Your output must consist solely of the lines from the "Reproduce this chart with Plotly." line through the "idx = list(range(len(categories)))" line, exactly as written, without images.

Figure scripts
# # # # #

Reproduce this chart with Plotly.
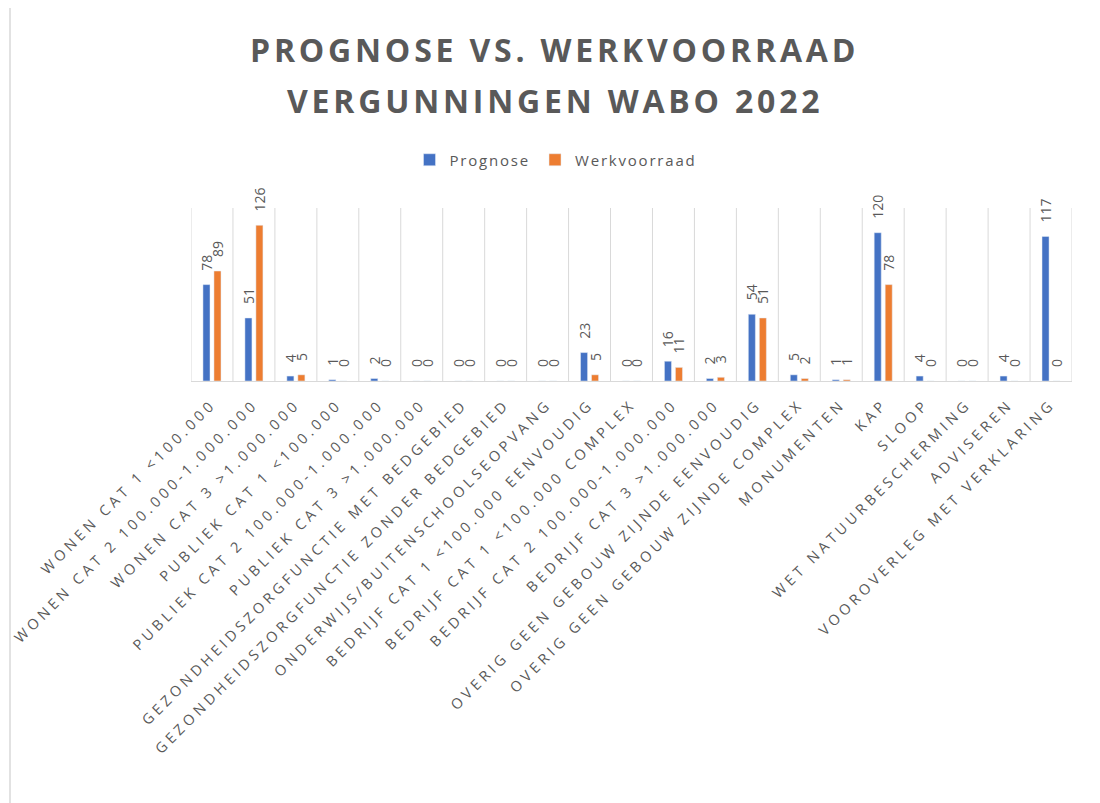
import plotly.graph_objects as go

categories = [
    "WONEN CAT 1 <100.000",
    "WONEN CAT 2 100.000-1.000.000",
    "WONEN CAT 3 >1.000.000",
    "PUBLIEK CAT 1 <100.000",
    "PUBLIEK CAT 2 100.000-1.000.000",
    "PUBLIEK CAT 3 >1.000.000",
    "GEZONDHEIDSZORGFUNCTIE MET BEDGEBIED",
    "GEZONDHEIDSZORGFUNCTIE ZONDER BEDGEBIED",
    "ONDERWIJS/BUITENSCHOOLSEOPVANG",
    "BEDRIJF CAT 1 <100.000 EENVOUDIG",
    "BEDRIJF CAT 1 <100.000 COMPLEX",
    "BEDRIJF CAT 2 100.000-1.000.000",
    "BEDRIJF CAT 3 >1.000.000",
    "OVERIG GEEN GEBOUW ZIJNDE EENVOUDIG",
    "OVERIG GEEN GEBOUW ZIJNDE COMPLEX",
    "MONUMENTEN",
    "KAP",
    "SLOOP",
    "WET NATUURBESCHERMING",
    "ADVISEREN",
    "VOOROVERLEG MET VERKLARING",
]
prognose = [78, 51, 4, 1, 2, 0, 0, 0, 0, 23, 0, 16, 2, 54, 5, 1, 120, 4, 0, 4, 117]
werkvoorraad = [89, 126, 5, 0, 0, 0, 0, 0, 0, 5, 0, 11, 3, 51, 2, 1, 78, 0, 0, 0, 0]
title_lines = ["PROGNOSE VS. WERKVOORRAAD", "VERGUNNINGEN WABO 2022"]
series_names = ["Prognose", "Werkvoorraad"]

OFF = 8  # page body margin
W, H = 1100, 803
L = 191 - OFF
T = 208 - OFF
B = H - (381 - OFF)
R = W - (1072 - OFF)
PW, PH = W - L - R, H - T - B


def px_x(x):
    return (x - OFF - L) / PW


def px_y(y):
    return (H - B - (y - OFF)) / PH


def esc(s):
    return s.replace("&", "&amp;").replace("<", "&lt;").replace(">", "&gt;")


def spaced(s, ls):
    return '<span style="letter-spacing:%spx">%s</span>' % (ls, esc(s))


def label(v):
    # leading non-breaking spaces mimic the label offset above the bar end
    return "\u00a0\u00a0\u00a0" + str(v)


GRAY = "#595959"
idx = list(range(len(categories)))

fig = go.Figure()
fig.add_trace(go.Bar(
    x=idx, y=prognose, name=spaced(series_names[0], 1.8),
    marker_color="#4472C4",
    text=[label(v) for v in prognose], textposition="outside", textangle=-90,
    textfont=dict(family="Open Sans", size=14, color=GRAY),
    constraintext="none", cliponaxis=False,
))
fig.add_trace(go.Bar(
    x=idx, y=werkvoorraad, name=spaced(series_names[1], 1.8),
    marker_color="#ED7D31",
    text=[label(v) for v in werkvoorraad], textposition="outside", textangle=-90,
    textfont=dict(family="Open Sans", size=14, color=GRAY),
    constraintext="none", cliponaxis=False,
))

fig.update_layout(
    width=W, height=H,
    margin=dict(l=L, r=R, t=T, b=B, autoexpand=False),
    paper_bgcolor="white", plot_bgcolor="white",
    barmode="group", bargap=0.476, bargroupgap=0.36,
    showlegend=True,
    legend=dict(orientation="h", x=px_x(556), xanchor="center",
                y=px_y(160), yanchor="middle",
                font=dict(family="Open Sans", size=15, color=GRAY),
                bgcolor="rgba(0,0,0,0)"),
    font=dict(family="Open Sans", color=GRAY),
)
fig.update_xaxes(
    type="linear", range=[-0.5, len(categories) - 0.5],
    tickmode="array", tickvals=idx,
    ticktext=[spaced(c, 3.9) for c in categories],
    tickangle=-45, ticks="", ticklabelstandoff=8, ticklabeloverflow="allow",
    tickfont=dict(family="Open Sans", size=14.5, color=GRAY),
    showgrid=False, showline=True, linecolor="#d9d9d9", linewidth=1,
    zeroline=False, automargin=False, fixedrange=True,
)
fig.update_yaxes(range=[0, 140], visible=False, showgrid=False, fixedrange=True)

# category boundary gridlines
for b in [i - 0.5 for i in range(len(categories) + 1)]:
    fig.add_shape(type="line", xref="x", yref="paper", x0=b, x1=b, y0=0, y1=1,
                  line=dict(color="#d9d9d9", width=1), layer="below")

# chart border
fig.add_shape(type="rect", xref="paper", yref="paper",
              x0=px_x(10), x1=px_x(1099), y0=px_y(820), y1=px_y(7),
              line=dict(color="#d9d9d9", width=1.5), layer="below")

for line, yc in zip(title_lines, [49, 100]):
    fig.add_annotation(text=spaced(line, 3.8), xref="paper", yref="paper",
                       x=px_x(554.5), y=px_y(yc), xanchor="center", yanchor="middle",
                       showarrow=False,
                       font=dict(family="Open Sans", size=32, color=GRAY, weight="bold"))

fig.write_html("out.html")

# # # # #

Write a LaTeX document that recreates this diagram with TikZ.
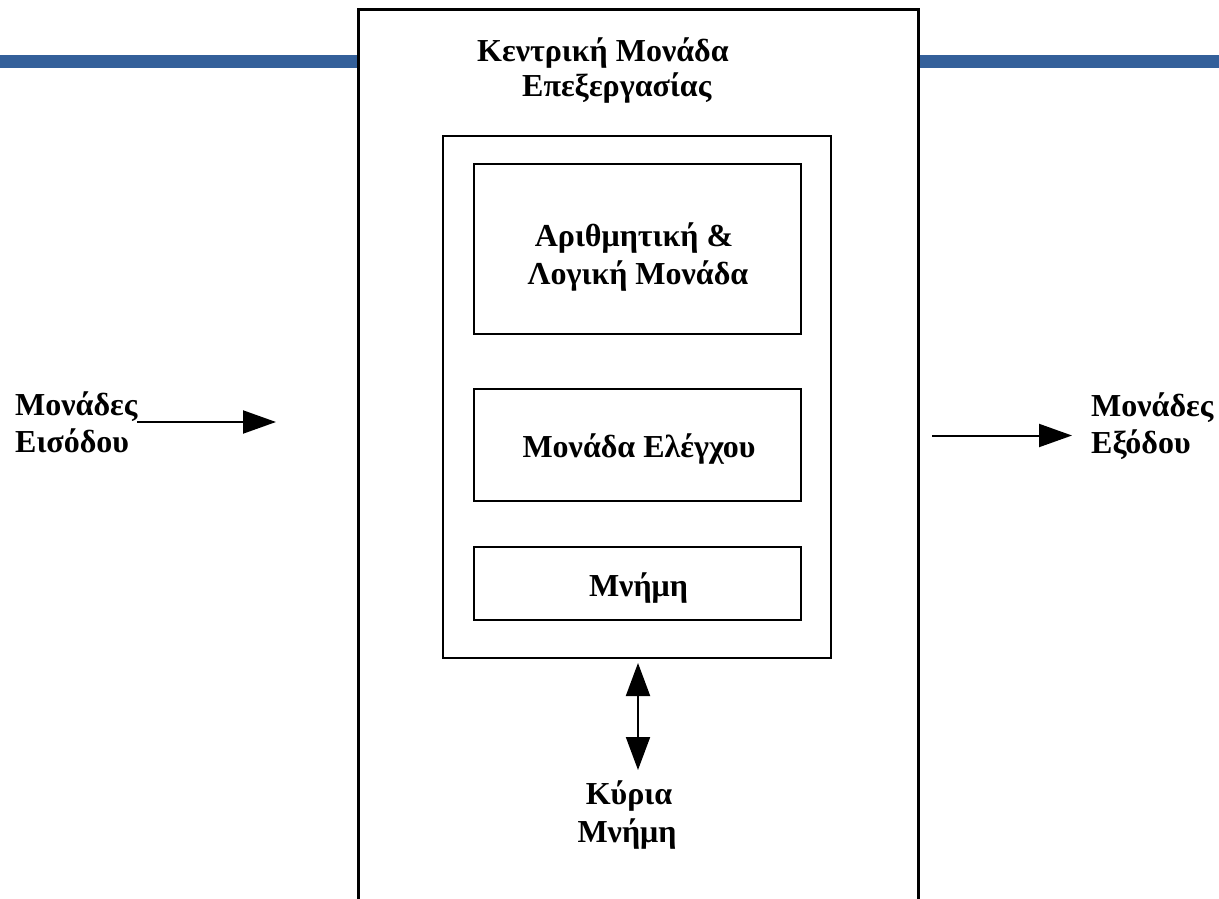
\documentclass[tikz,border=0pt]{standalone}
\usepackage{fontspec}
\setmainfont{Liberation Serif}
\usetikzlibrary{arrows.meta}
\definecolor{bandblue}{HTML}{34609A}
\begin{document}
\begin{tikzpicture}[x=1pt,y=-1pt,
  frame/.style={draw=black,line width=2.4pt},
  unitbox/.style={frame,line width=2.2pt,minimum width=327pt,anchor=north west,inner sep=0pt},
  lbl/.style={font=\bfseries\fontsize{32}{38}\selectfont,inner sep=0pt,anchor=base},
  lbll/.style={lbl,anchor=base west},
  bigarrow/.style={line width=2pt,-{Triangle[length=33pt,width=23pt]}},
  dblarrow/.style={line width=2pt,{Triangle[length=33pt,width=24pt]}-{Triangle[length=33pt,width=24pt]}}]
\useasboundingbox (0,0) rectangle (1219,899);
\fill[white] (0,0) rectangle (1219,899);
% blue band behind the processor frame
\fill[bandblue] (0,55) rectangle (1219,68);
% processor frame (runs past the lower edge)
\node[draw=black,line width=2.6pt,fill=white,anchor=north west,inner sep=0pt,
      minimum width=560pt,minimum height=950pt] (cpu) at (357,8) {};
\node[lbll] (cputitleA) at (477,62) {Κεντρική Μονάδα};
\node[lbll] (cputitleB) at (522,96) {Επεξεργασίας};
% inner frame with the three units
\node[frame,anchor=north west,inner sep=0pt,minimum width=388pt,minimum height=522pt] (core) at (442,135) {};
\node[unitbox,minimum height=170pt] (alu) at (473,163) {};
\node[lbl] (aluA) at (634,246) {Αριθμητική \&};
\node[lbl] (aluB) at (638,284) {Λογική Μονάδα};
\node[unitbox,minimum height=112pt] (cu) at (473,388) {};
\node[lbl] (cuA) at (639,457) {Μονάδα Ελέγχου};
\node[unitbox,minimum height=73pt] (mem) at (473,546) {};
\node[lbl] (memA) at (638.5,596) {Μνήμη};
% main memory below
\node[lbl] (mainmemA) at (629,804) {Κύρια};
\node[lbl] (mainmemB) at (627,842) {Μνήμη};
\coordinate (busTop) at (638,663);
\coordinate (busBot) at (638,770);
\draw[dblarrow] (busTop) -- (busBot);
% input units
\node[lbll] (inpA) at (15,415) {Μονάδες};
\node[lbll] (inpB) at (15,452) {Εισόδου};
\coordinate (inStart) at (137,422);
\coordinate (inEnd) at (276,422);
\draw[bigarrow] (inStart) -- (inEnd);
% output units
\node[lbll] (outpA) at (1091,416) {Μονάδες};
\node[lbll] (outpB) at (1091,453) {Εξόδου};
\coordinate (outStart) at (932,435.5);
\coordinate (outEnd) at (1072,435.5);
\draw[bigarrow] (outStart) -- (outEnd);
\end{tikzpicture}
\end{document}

# # # # #

EXERCISE SOLUTION
Reproduce this chart with Plotly.
import plotly.graph_objects as go

categories = [
    "WONEN CAT 1 <100.000",
    "WONEN CAT 2 100.000-1.000.000",
    "WONEN CAT 3 >1.000.000",
    "PUBLIEK CAT 1 <100.000",
    "PUBLIEK CAT 2 100.000-1.000.000",
    "PUBLIEK CAT 3 >1.000.000",
    "GEZONDHEIDSZORGFUNCTIE MET BEDGEBIED",
    "GEZONDHEIDSZORGFUNCTIE ZONDER BEDGEBIED",
    "ONDERWIJS/BUITENSCHOOLSEOPVANG",
    "BEDRIJF CAT 1 <100.000 EENVOUDIG",
    "BEDRIJF CAT 1 <100.000 COMPLEX",
    "BEDRIJF CAT 2 100.000-1.000.000",
    "BEDRIJF CAT 3 >1.000.000",
    "OVERIG GEEN GEBOUW ZIJNDE EENVOUDIG",
    "OVERIG GEEN GEBOUW ZIJNDE COMPLEX",
    "MONUMENTEN",
    "KAP",
    "SLOOP",
    "WET NATUURBESCHERMING",
    "ADVISEREN",
    "VOOROVERLEG MET VERKLARING",
]
prognose = [78, 51, 4, 1, 2, 0, 0, 0, 0, 23, 0, 16, 2, 54, 5, 1, 120, 4, 0, 4, 117]
werkvoorraad = [89, 126, 5, 0, 0, 0, 0, 0, 0, 5, 0, 11, 3, 51, 2, 1, 78, 0, 0, 0, 0]
title_lines = ["PROGNOSE VS. WERKVOORRAAD", "VERGUNNINGEN WABO 2022"]
series_names = ["Prognose", "Werkvoorraad"]

OFF = 8  # page body margin
W, H = 1100, 803
L = 191 - OFF
T = 208 - OFF
B = H - (381 - OFF)
R = W - (1072 - OFF)
PW, PH = W - L - R, H - T - B


def px_x(x):
    return (x - OFF - L) / PW


def px_y(y):
    return (H - B - (y - OFF)) / PH


def esc(s):
    return s.replace("&", "&amp;").replace("<", "&lt;").replace(">", "&gt;")


def spaced(s, ls):
    return '<span style="letter-spacing:%spx">%s</span>' % (ls, esc(s))


def label(v):
    # leading non-breaking spaces mimic the label offset above the bar end
    return "\u00a0\u00a0\u00a0" + str(v)


GRAY = "#595959"
idx = list(range(len(categories)))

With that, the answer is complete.